# old cane



## Finisher (May 24, 2018)

Hi folks, Many years ago while I was working a friend brought in a couple sticks to finish.. He had gotten them from a neighborhood garage, already cut. The guy told my friend the sticks were "canewood" and grew by the sides of rivers down South. Now I looked up "canewood" and it technically does not exist.. So I tried research, which eventually led me here. Now I have a strong suspicion that it is possibly American Hornbeam, aka Ironwood. As you can see by the pics, it has a slightly rounded top to feel good on your hand. I took 80 grit paper on a high powered oscillator sander and it took me over a hour to gently curve the hand area.

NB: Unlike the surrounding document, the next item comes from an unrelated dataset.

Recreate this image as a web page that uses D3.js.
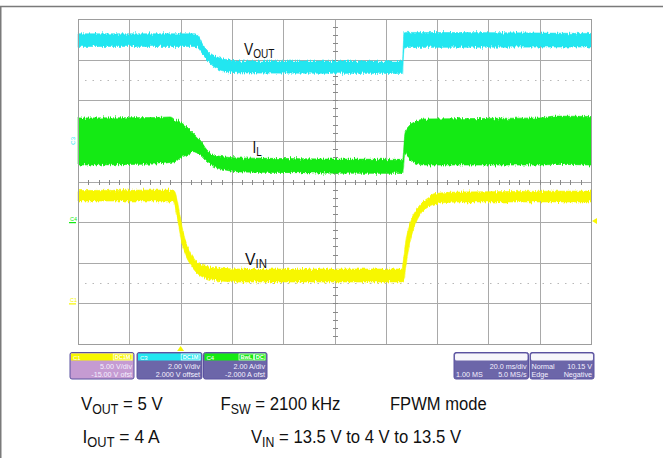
<!DOCTYPE html>
<html><head><meta charset="utf-8">
<script src="https://cdn.jsdelivr.net/npm/d3@7/dist/d3.min.js"></script>
<style>body{margin:0;background:#fff}svg{display:block;font-family:"Liberation Sans",Arial,sans-serif}</style>
</head><body><svg id="c" width="663" height="458"></svg>
<script>
// ---- time axis (ms) : 20 ms/div, 10 divisions
const xTicks = [0,20,40,60,80,100,120,140,160,180,200];
const yDivs = [-4,-3,-2,-1,0,1,2,3,4];
const cursorDivs = [2.5,-2.5];

// ---- channel settings [V or A per div, zero level in divisions]
const c1Setting = [5, -3];   // VIN  (yellow)
const c3Setting = [2, 1];    // VOUT (cyan)
const c4Setting = [2, -1];   // IL   (green)

// ---- VOUT envelope (V)
const voutT  = [0,45.6,46.8,48.3,50.3,52.6,55.4,59.3,65.1,126.5,127.1,127.9,200];
const voutHi = [5.27,5.27,5.17,4.82,4.47,4.23,4.08,3.98,3.93,3.93,5.31,5.34,5.29];
const voutLo = [4.65,4.65,4.57,4.33,3.98,3.69,3.49,3.39,3.34,3.32,4.47,4.60,4.62];

// ---- IL envelope (A)
const ilT  = [0,30.8,35.9,37.8,39.8,42.5,43.7,44.8,47.6,50.3,53.4,57.3,59.3,63.2,126.6,127.5,129.4,131.4,135.3,180,186,200];
const ilHi = [5.13,5.15,5.18,5.05,4.93,4.68,4.53,4.39,4.04,3.55,3.30,3.21,3.18,3.16,3.09,4.39,4.78,4.94,5.08,5.13,5.22,5.20];
const ilLo = [2.81,2.86,2.94,2.97,3.16,3.30,3.38,3.47,3.30,2.96,2.71,2.57,2.52,2.47,2.40,3.40,3.06,2.91,2.81,2.81,2.84,2.81];

// ---- VIN envelope (V)
const vinT  = [0,37.0,37.8,38.6,39.4,40.5,42.1,43.7,46.0,49.5,55.4,63.2,126.3,127.1,127.9,128.7,129.8,131.4,133.3,136.5,141.1,148.9,200];
const vinHi = [13.89,13.95,13.71,12.85,11.49,9.52,7.55,6.32,5.22,4.60,4.35,4.23,4.23,5.95,7.80,9.03,10.26,11.25,12.11,12.97,13.59,13.71,13.83];
const vinLo = [12.60,12.60,11.98,10.75,9.28,7.43,5.83,4.85,3.86,3.12,2.75,2.63,2.63,2.88,4.72,6.32,8.03,9.65,10.88,11.86,12.35,12.48,12.48];

// ---- trigger
const triggerTime = 40;      // ms
const triggerLevel = 10.15;  // V on C1

// ---- labels
const traceLabels = [["V","OUT"],["I","L"],["V","IN"]];
const chanNames = ["C1","C3","C4"];
const chanTags = [["DC1M"],["DC1M"],["BwL","DC"]];
const chanLine1 = ["5.00 V/div","2.00 V/div","2.00 A/div"];
const chanLine2 = ["-15.00 V ofst","2.000 V offset","-2.000 A ofst"];
const timebaseText = ["20.0 ms/div","1.00 MS","5.0 MS/s"];
const triggerText = ["Normal","10.15 V","Edge","Negative"];
const caption1 = [[["V",0],["OUT",1],[" = 5 V",0]], [["F",0],["SW",1],[" = 2100 kHz",0]], [["FPWM mode",0]]];
const caption2 = [[["I",0],["OUT",1],[" = 4 A",0]], [["V",0],["IN",1],[" = 13.5 V to 4 V to 13.5 V",0]]];

// ================= drawing =================
const svg = d3.select("#c");
const L=78, R=591, T=19, B=344;
const x = d3.scaleLinear([0,200],[L,R]);
const yDiv = d3.scaleLinear([-4,4],[B,T]);
const chan = s => d3.scaleLinear([(-4-s[1])*s[0],(4-s[1])*s[0]],[B,T]);
const y1 = chan(c1Setting), y3 = chan(c3Setting), y4 = chan(c4Setting);
const YEL="#f7f700", CYA="#22e6f0", GRN="#14ea14";

// outer frame
svg.append("path").attr("d","M0.75,458V6.5H663").attr("fill","none").attr("stroke","#7a7a7a").attr("stroke-width",1.5);

// filter for noisy trace edges
const defs = svg.append("defs");
const f = defs.append("filter").attr("id","rough").attr("filterUnits","userSpaceOnUse")
  .attr("x",0).attr("y",0).attr("width",663).attr("height",458).attr("color-interpolation-filters","sRGB");
f.append("feTurbulence").attr("type","fractalNoise").attr("baseFrequency","0.85 0.12").attr("numOctaves",2).attr("seed",7).attr("result","n");
f.append("feColorMatrix").attr("in","n").attr("type","matrix")
  .attr("values","0 0 0 0 0.5  0 1 0 0 0  0 0 0 0 0  0 0 0 0 1").attr("result","m");
f.append("feDisplacementMap").attr("in","SourceGraphic").attr("in2","m").attr("scale",6)
  .attr("xChannelSelector","R").attr("yChannelSelector","G");

// grid
const grid = svg.append("g").attr("stroke","#a9a9a9").attr("stroke-width",1).attr("shape-rendering","crispEdges");
grid.selectAll(".v").data(xTicks).join("line").attr("x1",d=>Math.round(x(d))+0.5).attr("x2",d=>Math.round(x(d))+0.5).attr("y1",T).attr("y2",B);
grid.selectAll(".h").data(yDivs).join("line").attr("x1",L).attr("x2",R).attr("y1",d=>Math.round(yDiv(d))+0.5).attr("y2",d=>Math.round(yDiv(d))+0.5);
// center ticks
const hTicks = d3.range(0,200.01,4), vTicks = d3.range(-4,4.01,0.2);
grid.selectAll(".ht").data(hTicks).join("line").attr("x1",d=>Math.round(x(d))+0.5).attr("x2",d=>Math.round(x(d))+0.5)
  .attr("y1",yDiv(0)-2).attr("y2",yDiv(0)+3).attr("stroke","#888");
grid.selectAll(".vt").data(vTicks).join("line").attr("y1",d=>Math.round(yDiv(d))+0.5).attr("y2",d=>Math.round(yDiv(d))+0.5)
  .attr("x1",x(100)-2).attr("x2",x(100)+3).attr("stroke","#888");
// dotted cursors
svg.selectAll(".cur").data(cursorDivs).join("line").attr("x1",L+7).attr("x2",R-2)
  .attr("y1",d=>Math.round(yDiv(d))+0.5).attr("y2",d=>Math.round(yDiv(d))+0.5)
  .attr("stroke","#b8b8b8").attr("stroke-width",1).attr("stroke-dasharray","1.5,6");

// traces
function band(T_, hi, lo, ys, color){
  const idx = d3.range(T_.length);
  const area = d3.area().x(i=>x(T_[i])).y0(i=>ys(lo[i])).y1(i=>ys(hi[i])).curve(d3.curveMonotoneX);
  svg.append("path").attr("d",area(idx)).attr("fill",color).attr("stroke",color).attr("stroke-width",0.6).attr("filter","url(#rough)");
}
band(vinT, vinHi, vinLo, y1, YEL);
band(ilT, ilHi, ilLo, y4, GRN);
band(voutT, voutHi, voutLo, y3, CYA);

// plot border on top
svg.append("rect").attr("x",L+0.5).attr("y",T+0.5).attr("width",R-L).attr("height",B-T)
  .attr("fill","none").attr("stroke","#9d9d9d").attr("shape-rendering","crispEdges");

// text helper with subscripts, fitted to a width
function rich(g, x0, y0, parts, size, subSize, targetW, fill, shift){
  const t = g.append("text").attr("font-size",size).attr("fill",fill);
  let down = false;
  parts.forEach(([s,sub])=>{
    const ts = t.append("tspan").text(s).attr("font-size", sub?subSize:size);
    if (sub && !down){ ts.attr("dy",shift); down=true; }
    else if (!sub && down){ ts.attr("dy",-shift); down=false; }
  });
  const w = t.node().getBBox().width;
  t.attr("transform",`translate(${x0},${y0}) scale(${targetW? targetW/w : 1},1)`);
  return t;
}

// trace labels
const lblPos = [[244,55,31],[252.5,153,9.5],[245,265,22]];
traceLabels.forEach((p,i)=>rich(svg, lblPos[i][0], lblPos[i][1], [[p[0],0],[p[1],1]], 16.5, 12, lblPos[i][2], "#111", 3));

// channel ground markers
svg.append("text").attr("transform",`translate(${L-3},${y3(0)}) rotate(-90)`).attr("text-anchor","middle")
  .attr("font-size",6).attr("fill",CYA).text("C3");
[[y4,GRN,"C4"],[y1,YEL,"C1"]].forEach(([ys,c,n])=>{
  svg.append("text").attr("x",L-8).attr("y",ys(0)-1.5).attr("font-size",5.5).attr("fill",c).text(n);
  svg.append("line").attr("x1",L-9).attr("x2",L-2).attr("y1",ys(0)+0.5).attr("y2",ys(0)+0.5).attr("stroke",c).attr("stroke-width",1.2);
});

// trigger markers
svg.append("path").attr("d",`M${x(triggerTime)},${B+2}l-3.5,5h7z`).attr("fill",YEL);
svg.append("path").attr("d",`M${R+1},${y1(triggerLevel)}l5,-3v6z`).attr("fill",YEL);

// channel info boxes
const boxX = [70,137,203.5], boxW = [64,65,63.5], heads=[YEL,CYA,GRN], bodies=["#c59bd2","#6c66a9","#6c66a9"];
const BY=352.5, BH=26.5;
chanNames.forEach((n,i)=>{
  const g = svg.append("g");
  g.append("rect").attr("x",boxX[i]).attr("y",BY).attr("width",boxW[i]).attr("height",BH).attr("rx",2)
    .attr("fill",bodies[i]).attr("stroke","#5b52a0").attr("stroke-width",1);
  g.append("rect").attr("x",boxX[i]+1).attr("y",BY+1).attr("width",boxW[i]-2).attr("height",7).attr("fill",heads[i]);
  g.append("text").attr("x",boxX[i]+3).attr("y",BY+7).attr("font-size",6).attr("fill","#fff").text(n);
  let rx = boxX[i]+boxW[i]-2;
  chanTags[i].slice().reverse().forEach(tag=>{
    const tw = tag.length*4.2+2;
    rx -= tw;
    g.append("rect").attr("x",rx).attr("y",BY+1.5).attr("width",tw).attr("height",6).attr("fill","none").attr("stroke","#fff").attr("stroke-width",0.7);
    g.append("text").attr("x",rx+tw/2).attr("y",BY+6.8).attr("text-anchor","middle").attr("font-size",5.6).attr("font-weight","bold").attr("fill","#fff").text(tag);
    rx -= 1;
  });
  g.append("text").attr("x",boxX[i]+boxW[i]-2).attr("y",BY+16).attr("text-anchor","end").attr("font-size",7.2).attr("fill","#f4f0ff").text(chanLine1[i]);
  g.append("text").attr("x",boxX[i]+boxW[i]-2).attr("y",BY+24).attr("text-anchor","end").attr("font-size",7.2).attr("fill","#f4f0ff").text(chanLine2[i]);
});
// timebase / trigger boxes
[[454,74.5],[530,64]].forEach(([bx,bw],k)=>{
  const g = svg.append("g");
  g.append("rect").attr("x",bx).attr("y",BY).attr("width",bw).attr("height",BH).attr("rx",2)
    .attr("fill","#6c66a9").attr("stroke","#5b52a0");
  g.append("rect").attr("x",bx+1).attr("y",BY+1).attr("width",bw-2).attr("height",7).attr("rx",1.5).attr("fill","#f7f6fb");
  const tx = (s,xx,yy,anc)=>g.append("text").attr("x",xx).attr("y",yy).attr("text-anchor",anc).attr("font-size",7.2).attr("fill","#f4f0ff").text(s);
  if(k===0){ tx(timebaseText[0],bx+bw-2,BY+16,"end"); tx(timebaseText[1],bx+2,BY+24,"start"); tx(timebaseText[2],bx+bw-2,BY+24,"end"); }
  else { tx(triggerText[0],bx+1.5,BY+16,"start"); tx(triggerText[1],bx+bw-2,BY+16,"end"); tx(triggerText[2],bx+1.5,BY+24,"start"); tx(triggerText[3],bx+bw-2,BY+24,"end"); }
});

// captions
const cap1Pos = [[81,410,82],[220.5,410,120],[390,410,96.7]];
const cap2Pos = [[82.5,443,77.5],[251,443,210.5]];
caption1.forEach((p,i)=>rich(svg,cap1Pos[i][0],cap1Pos[i][1],p,19,14,cap1Pos[i][2],"#111",4));
caption2.forEach((p,i)=>rich(svg,cap2Pos[i][0],cap2Pos[i][1],p,19,14,cap2Pos[i][2],"#111",4));
</script></body></html>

Then another hour trying to get all the 80 grit scratches out! (in other words, it's hard as hell). The bark was a light gray and I was unable to remove it. The finish is done in Antique Red Lacquer.

Now my issue is that the American Hornbeam I've seen is somewhat less spectacular than the shape shown in my cane, but "musclewood" sure fits. That's another slang name for American Hornbeam. So folks, here I am, hat in hand. Any thoughts or ideas will be appreciated. If my guess is wrong, I can live with it. I'd rather know exactly what I have.

Thanks everyone, I appreciate the assistance.


----------



## Travis (Oct 17, 2017)

That's American Hornbeam, aka blue beech, mussel wood, or iron wood depending where you live. You can go through lots of sandpaper working with it, it's as tough as nails.


----------



## Finisher (May 24, 2018)

Thanks Travis, it sure slowed my work down. I'm glad I only produced two of these!


----------



## Deltaboy84 (Jul 10, 2018)

Tough Wood but they look great!


----------